Real Tax Protestors... and Chess
I was referred to the Wikipedia page about Ralph Ginzburg. Turns out he conducted a famous 1962 interview with Robert "Bobby" Fischer, who later won the world chess championship, ending Russian domination of the field since the Russian emigre Alexander Alekhine won the title in 1927, or, less dramatically, since the Soviet master Mikhail Botvinnik won the world championship in 1948.
The late Ginzburg, most famous for publishing Eros magazine (link NSFW as it contain some nudity, but is not a porn site), was also a tax protester. Surprising, you say? Well, he was a real tax protester. He protested the war in the Writers and Editors War Tax Protest (scroll down for details, but the web site is well worth reading).
Some major differences between the two groups -- the real tax protesters and the fake ones, the tax deniers who call themselves "protesters":
1). The real protesters didn't deny they have a legal obligation to pay income tax. They knew they were breaking the law and expected to be punished for it. Unlike the tax deniers, who think they aren't legally bound to pay taxes.
2). The real protesters didn't think they shouldn't pay any tax. They specifically limited their protest to refuse the particular share of their taxes that went directly to a purpose -- the Vietnam war -- they thought they cannot morally support. This unlike the tax deniers, who don't actually "protest" anything the government does with the taxes, but simply the fact that they pay tax at all.
3). The real tax protesters didn't think people should get some sort of special veto power and only pay taxes for purposes they like. The correct way to deal with a tax that goes towards a purpose you think is wrong is, they would surely agree, almost always to elect as legislator someone who would repeal that tax. It is only in what they consider a very extreme case (in their view) that the duty to pay taxes is overruled. This as opposed to tax deniers who latch to any annoying or stupid government use of tax money as "proof" one should not pay taxes.
One need not agree with their anti-Vietnam war views to agree that their "yes, we need to pay taxes, but in this particular case we won't and break the law since it's morally important" is quite different than the "don't wanna, don't hafta, not gonna" attitude of the tax deniers.
Labels: tax evasion, tax protestor
3 Comments:
Umm, OK- The tax "deniers" actions are based mostly on the legal definition of "income", which is NOT "everything that comes in". But we, as a people, are too stupid to figure out the trap.
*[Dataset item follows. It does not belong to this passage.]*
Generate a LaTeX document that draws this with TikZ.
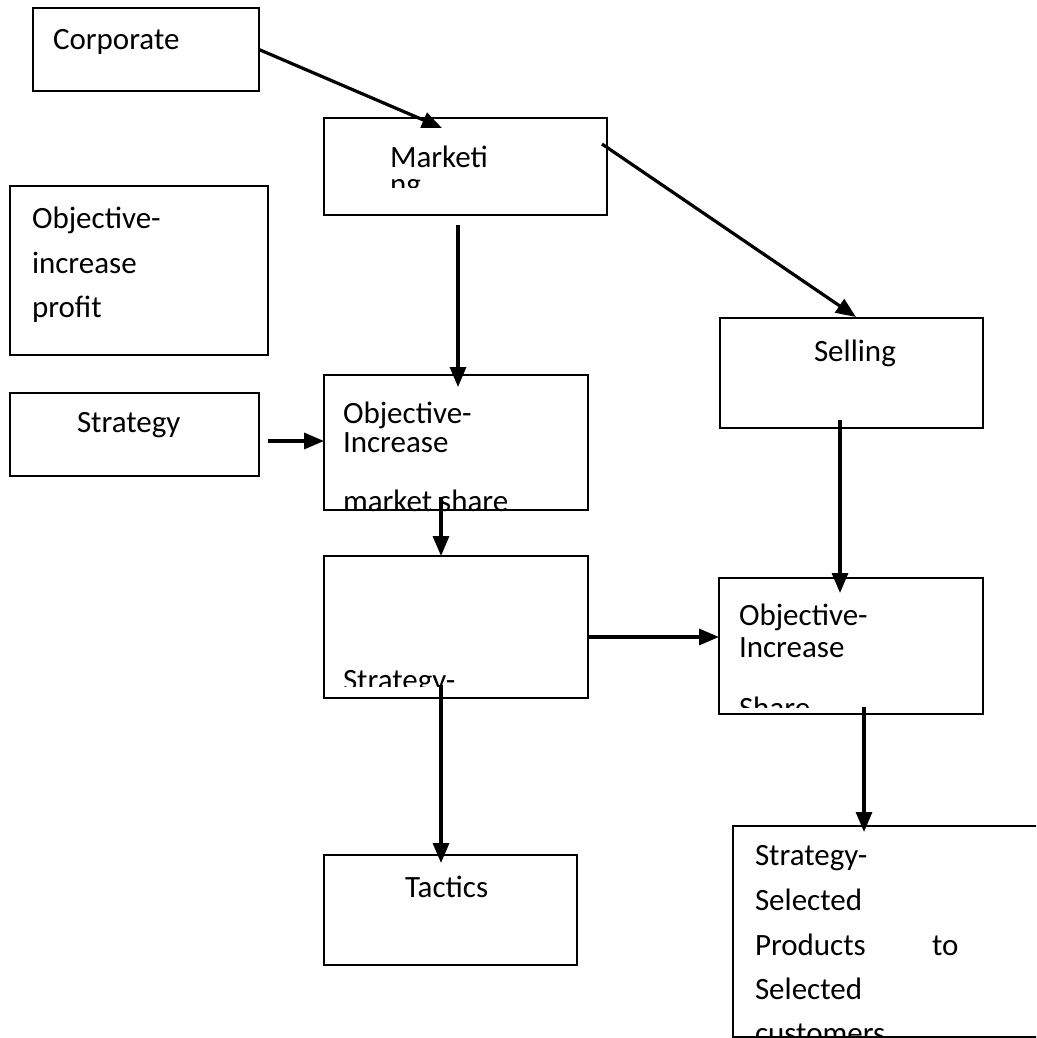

Usage of the term "income" is very far from uniform and unambiguous, so it should not be used in law without a definition and only a new Amendment can legally produce one. Since in Subtitle A of Title 26 it has been so used anyway, that Subtitle - the entire alleged "income tax" - is based upon a literally meaningless term and is, therefore, void. Bouvier's Law Dictionary defines "income" as "The GAIN which proceeds from property, labor, or business; it is applied particularly to individuals; the income of the government is usually called revenue."
There is no "gain" from labor in a less-than-even even trade for wages BTW. Wages have never been legally declared taxable.